Former Dogme filmmaker Kristian Levring also tells a story of troubled migration with The Salvation. Focusing on a group of Danish immigrants who traveled across the Atlantic after the 1860s German-Danish war, The Salvation opens Jon (Mads Mikkelsen), an established settler who greets his wife and son upon their arrival to the New World. After both are murdered during a carriage ride into town, Jon seeks retribution not only on their culprits, but the source of power that lets their gangsterism go untouched, a landbaron named Delarue (Jeffrey Dean Morgan).
Supported by a burgeoning oil corporation and tied to the town through mutual economic dependency, Delarue makes The Salvation’s attempts at contemporary relevance clear with its emblem for corruption and injustice supported by structural and economic power. Jon’s role as the quiet lone ranger pursuing justice for its own sake thus takes on a slightly different meaning in its diasporic context: in order to find a place within a new land against an establishment that seeks only to exploit, subjugate, or silence him, Jon must create it on his own by removing the town of its central governing body, the owner of the town’s economy.
Thus, what begins as a story of assimilation becomes a story of survival, throwing into question the supposed values of Americanism that Jon could have assimilated into. The Salvation’s reworking of some of the genre’s basic tenets suggests that justice, for the populations not currently in power, has always been an uphill battle against power that benefits from injustice.

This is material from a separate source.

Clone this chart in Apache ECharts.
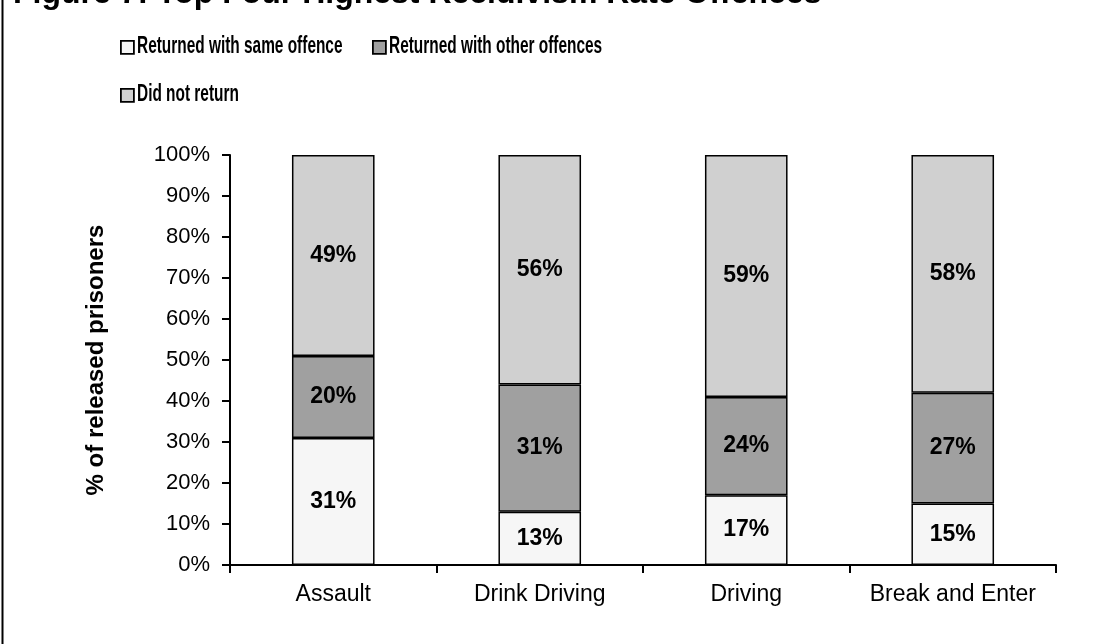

In addition to the its Japanese and Italian iterations, the western’s central conceits have proven readily transportable to numerous international settings in which it is still recognizable as a genre. Such is the case with David Oelhoffen’s Far from Men, an adaptation of an Algeria-set short story by Albert Camus that follows European Daru (Viggo Mortensen), a humble, neutral teacher who instructs his Algerian students in French, as he is forced to take Algerian prisoner Mohamed (Reta Kateb) to a local town for sentencing.
The western “road” movie, in which an unlikely pair bond over an arduous travel to a far-off destination, proves a fruitful invention in this case (the original short story took place only in its protagonist’s home). Oelhoffen’s decision inspires not only a North Africa-set iteration of the western’s panoramic vistas, but uses this setting as a means to ruminate on ideas about national identity, loyalty, and what one must do in the face of injustice.
The landscape here is as treacherous and beautiful as it is in any traditional western, but here foregrounds the genre’s themes of colonialism by following a European settler who identifies as Algerian as he decides on which side to stand within a nation divided between its people and its colonizers. Far from Men’s climactic moment beautifully illustrates this dichotomy when Mohamed stands at an intersection and decides whether to subject himself to French law or to his own destiny.
What’s so remarkable about visions of the western improbably connected between these films is that they sincerely bear out relatively new territory for the genre. They aren’t subversive reworkings, overtly tongue-in-cheek pastiches, or self-conscious reproductions of the genre’s classical style. The western’s concerns with themes of justice, loyalty, and overcoming the interpersonal and natural elements of the frontier are foregrounded between these films, but given new light through a lens that demonstrates how transnational issues have been hiding in plain sight within the genre’s setting all along, and how questions pertaining to national identity, immigration, and colonialism are a current that runs under the genre’s defining concerns.